Proposition

Let $S$ be the set of all singular $n$-cubes, and $\mathbb{Z}$ the integers. An $n$-chain is a function $f: S \rightarrow \mathbb{Z}$ such that $f(c)$ for all but finitely many $c$. Define $f + g$ and $nf$ by $(f + g)(c) = f(c) + g(c)$ and $nf(c) = n \cdot f(c)$. show that $f + g$ and $nf$ are $n$-chains if $f$ and $g$ are. If $c \in S$, let $c$ also denote the function $f$ such that $f(c) = 1$ and $f(c’) = 0$ for $c’ \ne c$. Show that every $n$-chain $f$ can be written $a_1c_1 + \cdots + a_kc_k$ for some integers $a_1, \cdots, a_k$ and singular $n$-cubes $c_1, \cdots, c_k$.

Solution

$f(c) = 0$ for all but finitely many $c$, and $g(c) = 0$ for all but finitely many $c$. Therefore, $(f + g)(c) = 0$ for all but finitely many $c$.

$nf(c) \ne 0$ only if $f(c) \ne 0$. Thus $nf(c) = 0$ for all but finitely many $c$.

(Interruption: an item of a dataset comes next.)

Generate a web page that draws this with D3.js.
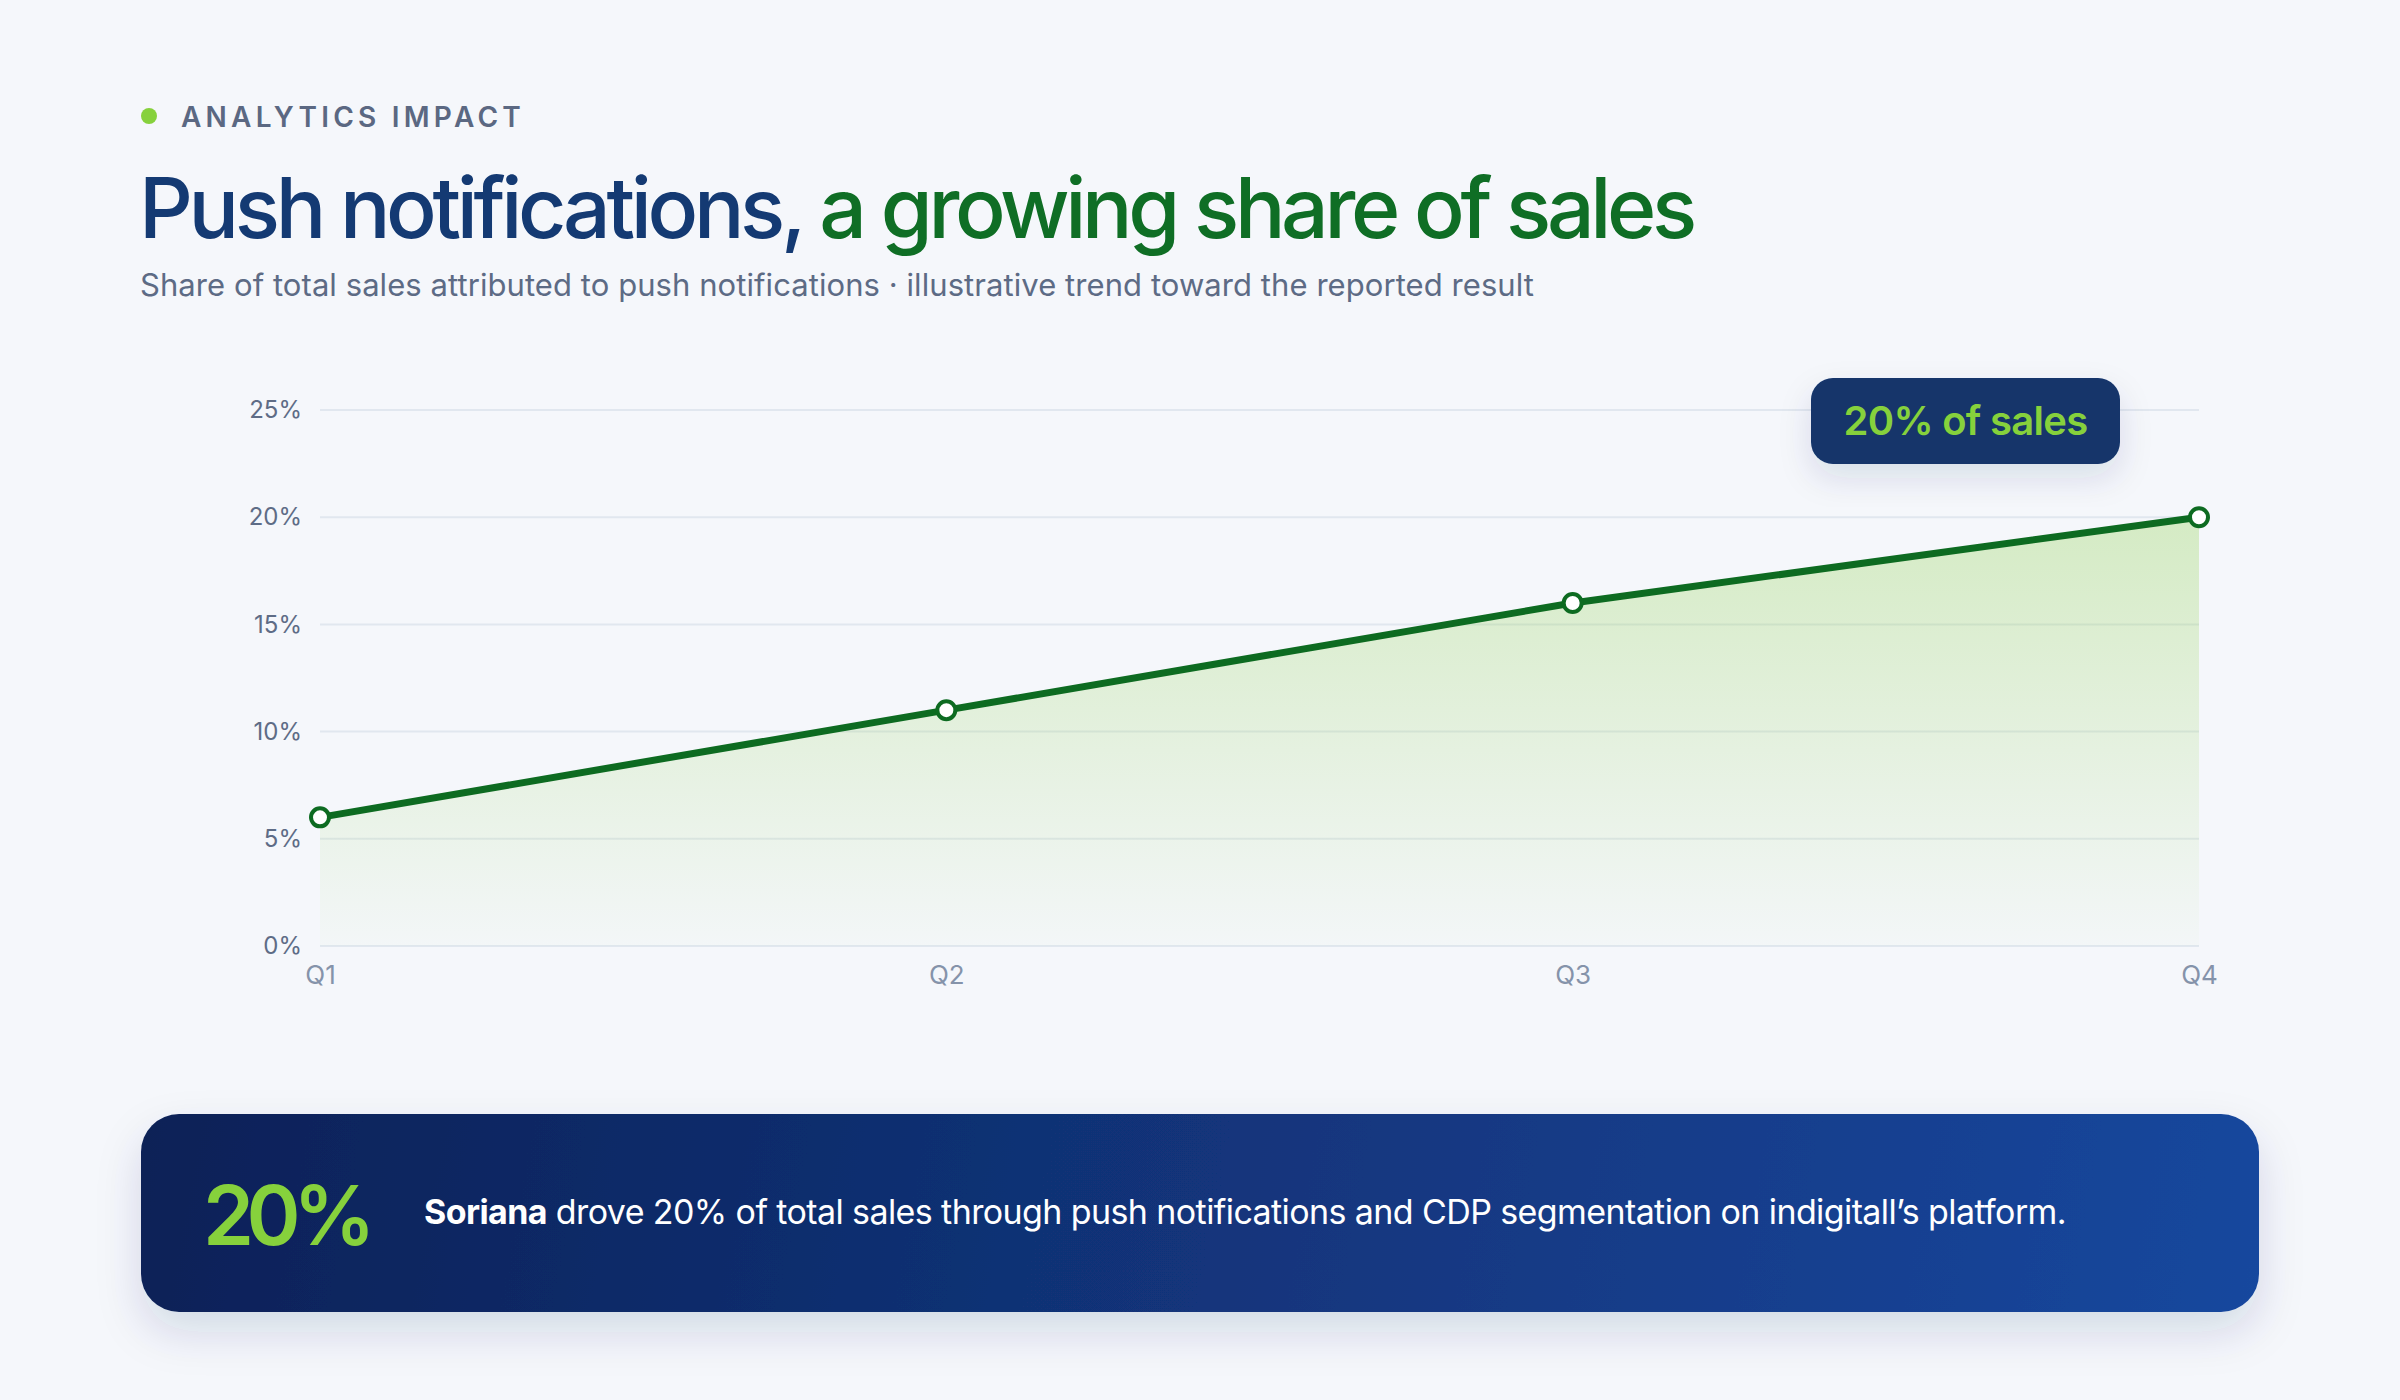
<!DOCTYPE html>
<html>
<head>
<meta charset="utf-8">
<script src="https://cdn.jsdelivr.net/npm/d3@7"></script>
<style>
  html, body { margin: 0; padding: 0; background: #f5f7fb; }
  svg { display: block; }
  text { font-family: Inter, "Noto Sans", sans-serif; }
</style>
</head>
<body>
<svg id="chart" width="2400" height="1400"></svg>
<script>
// ---- data ----
const categories = ["Q1", "Q2", "Q3", "Q4"];
const shareValues = [6, 11, 16, 20];
const yTicks = [0, 5, 10, 15, 20, 25];
const eyebrow = "ANALYTICS IMPACT";
const titleParts = ["Push notifications, ", "a growing share of sales"];
const subtitle = "Share of total sales attributed to push notifications · illustrative trend toward the reported result";
const badgeLabel = "20% of sales";
const bannerStat = "20%";
const bannerBold = "Soriana";
const bannerRest = " drove 20% of total sales through push notifications and CDP segmentation on indigitall\u2019s platform.";

const svg = d3.select("#chart");

const defs = svg.append("defs");
const areaGrad = defs.append("linearGradient").attr("id", "areaGrad")
  .attr("x1", 0).attr("y1", 0).attr("x2", 0).attr("y2", 1);
areaGrad.append("stop").attr("offset", "0%").attr("stop-color", "#8fd14f").attr("stop-opacity", 0.32);
areaGrad.append("stop").attr("offset", "100%").attr("stop-color", "#8fd14f").attr("stop-opacity", 0.02);

const bannerGrad = defs.append("linearGradient").attr("id", "bannerGrad")
  .attr("gradientUnits", "userSpaceOnUse")
  .attr("x1", 141).attr("y1", 1114).attr("x2", 2259).attr("y2", 1500);
bannerGrad.append("stop").attr("offset", "0%").attr("stop-color", "#0c2157");
bannerGrad.append("stop").attr("offset", "100%").attr("stop-color", "#18489f");

const shadow = defs.append("filter").attr("id", "shadow")
  .attr("x", "-20%").attr("y", "-30%").attr("width", "140%").attr("height", "180%");
shadow.append("feDropShadow").attr("dx", 0).attr("dy", 14).attr("stdDeviation", 16)
  .attr("flood-color", "#13336b").attr("flood-opacity", 0.12);
const shadow2 = defs.append("filter").attr("id", "shadow2")
  .attr("x", "-10%").attr("y", "-20%").attr("width", "120%").attr("height", "160%");
shadow2.append("feDropShadow").attr("dx", 0).attr("dy", 20).attr("stdDeviation", 22)
  .attr("flood-color", "#13336b").attr("flood-opacity", 0.14);

function fit(sel, target) {
  const node = sel.node();
  const n = node.getNumberOfChars();
  const w = node.getComputedTextLength();
  const cur = parseFloat(sel.attr("letter-spacing") || 0);
  sel.attr("letter-spacing", cur + (target - w) / n);
}

// ---- header ----
svg.append("circle").attr("cx", 149).attr("cy", 116).attr("r", 8).attr("fill", "#86d13c");
const eb = svg.append("text").attr("x", 181).attr("y", 127)
  .attr("font-size", 28).attr("font-weight", 600).attr("fill", "#5b6882")
  .text(eyebrow);
fit(eb, 344);

const title = svg.append("text").attr("x", 139).attr("y", 238)
  .attr("font-size", 84).attr("font-weight", 500);
title.append("tspan").attr("fill", "#143a73").text(titleParts[0]);
title.append("tspan").attr("fill", "#0f6e25").text(titleParts[1]);
fit(title, 1554);

const sub = svg.append("text").attr("x", 140).attr("y", 296)
  .attr("font-size", 31).attr("font-weight", 400).attr("fill", "#5d6b85")
  .text(subtitle);
fit(sub, 1394);

// ---- chart ----
const x = d3.scalePoint().domain(categories).range([320, 2199]);
const y = d3.scaleLinear().domain([0, 25]).range([946, 410]);

const grid = svg.append("g");
grid.selectAll("line").data(yTicks).join("line")
  .attr("x1", x.range()[0]).attr("x2", x.range()[1])
  .attr("y1", d => y(d)).attr("y2", d => y(d))
  .attr("stroke", "#e1e7ef").attr("stroke-width", 2);

const yAxis = svg.append("g").attr("transform", `translate(${x.range()[0]},0)`)
  .call(d3.axisLeft(y).tickValues(yTicks).tickFormat(d => d + "%").tickSize(0).tickPadding(18));
yAxis.select(".domain").remove();
yAxis.selectAll("text").attr("font-size", 24).attr("fill", "#5e6c86")
  .attr("font-family", "Inter, sans-serif").attr("dy", "0.32em");

const xAxis = svg.append("g").attr("transform", `translate(0,${y(0)})`)
  .call(d3.axisBottom(x).tickSize(0).tickPadding(20));
xAxis.select(".domain").remove();
xAxis.selectAll("text").attr("font-size", 26).attr("fill", "#8593aa")
  .attr("font-family", "Inter, sans-serif");

const pts = categories.map((c, i) => ({ c, v: shareValues[i] }));
const area = d3.area().x(d => x(d.c)).y0(y(0)).y1(d => y(d.v));
const line = d3.line().x(d => x(d.c)).y(d => y(d.v));

svg.append("path").datum(pts).attr("d", area).attr("fill", "url(#areaGrad)");
svg.append("path").datum(pts).attr("d", line).attr("fill", "none")
  .attr("stroke", "#0d6b21").attr("stroke-width", 7).attr("stroke-linejoin", "round");
svg.append("g").selectAll("circle").data(pts).join("circle")
  .attr("cx", d => x(d.c)).attr("cy", d => y(d.v)).attr("r", 9)
  .attr("fill", "#ffffff").attr("stroke", "#0d6b21").attr("stroke-width", 4);

// badge
const bx = 1811, by = 378, bw = 309, bh = 86;
svg.append("rect").attr("x", bx).attr("y", by).attr("width", bw).attr("height", bh)
  .attr("rx", 22).attr("fill", "#13346b").attr("filter", "url(#shadow)");
const bt = svg.append("text").attr("x", bx + bw / 2).attr("y", by + bh / 2).attr("dy", "0.35em")
  .attr("text-anchor", "middle").attr("font-size", 40).attr("font-weight", 600)
  .attr("fill", "#86d13c").text(badgeLabel);
fit(bt, 244);

// ---- banner ----
svg.append("rect").attr("x", 141).attr("y", 1114).attr("width", 2118).attr("height", 198)
  .attr("rx", 38).attr("fill", "url(#bannerGrad)").attr("filter", "url(#shadow2)");
const stat = svg.append("text").attr("x", 203).attr("y", 1245)
  .attr("font-size", 82).attr("font-weight", 600).attr("fill", "#86d13c").text(bannerStat);
fit(stat, 165);
const bs = svg.append("text").attr("x", 424).attr("y", 1224)
  .attr("font-size", 34).attr("fill", "#ffffff");
bs.append("tspan").attr("font-weight", 700).text(bannerBold);
bs.append("tspan").attr("font-weight", 400).text(bannerRest);
fit(bs, 1642);
</script>
</body>
</html>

Therefore, $f + g$ and $nf$ are both $n$-chains.

Let $c_1, \cdots, c_n \in S$ be the all the elements in $S$ such that $f(c) \ne 0$. Let $a_i = f(c_i)$ for each $i$. Let $g = a_1c_1 + \cdots + a_nc_n$. (Note that $c_i$ here means the function $c_i \mapsto 1$.) For all $i$, $f(c_i) = a_i = g(c_i)$. For all $c \in S \setminus \{ c_1, \cdots, c_n \}$, $f(c) = 0 = g(c)$. Thus $f = a_1c_1 + \cdots + a_nc_n$.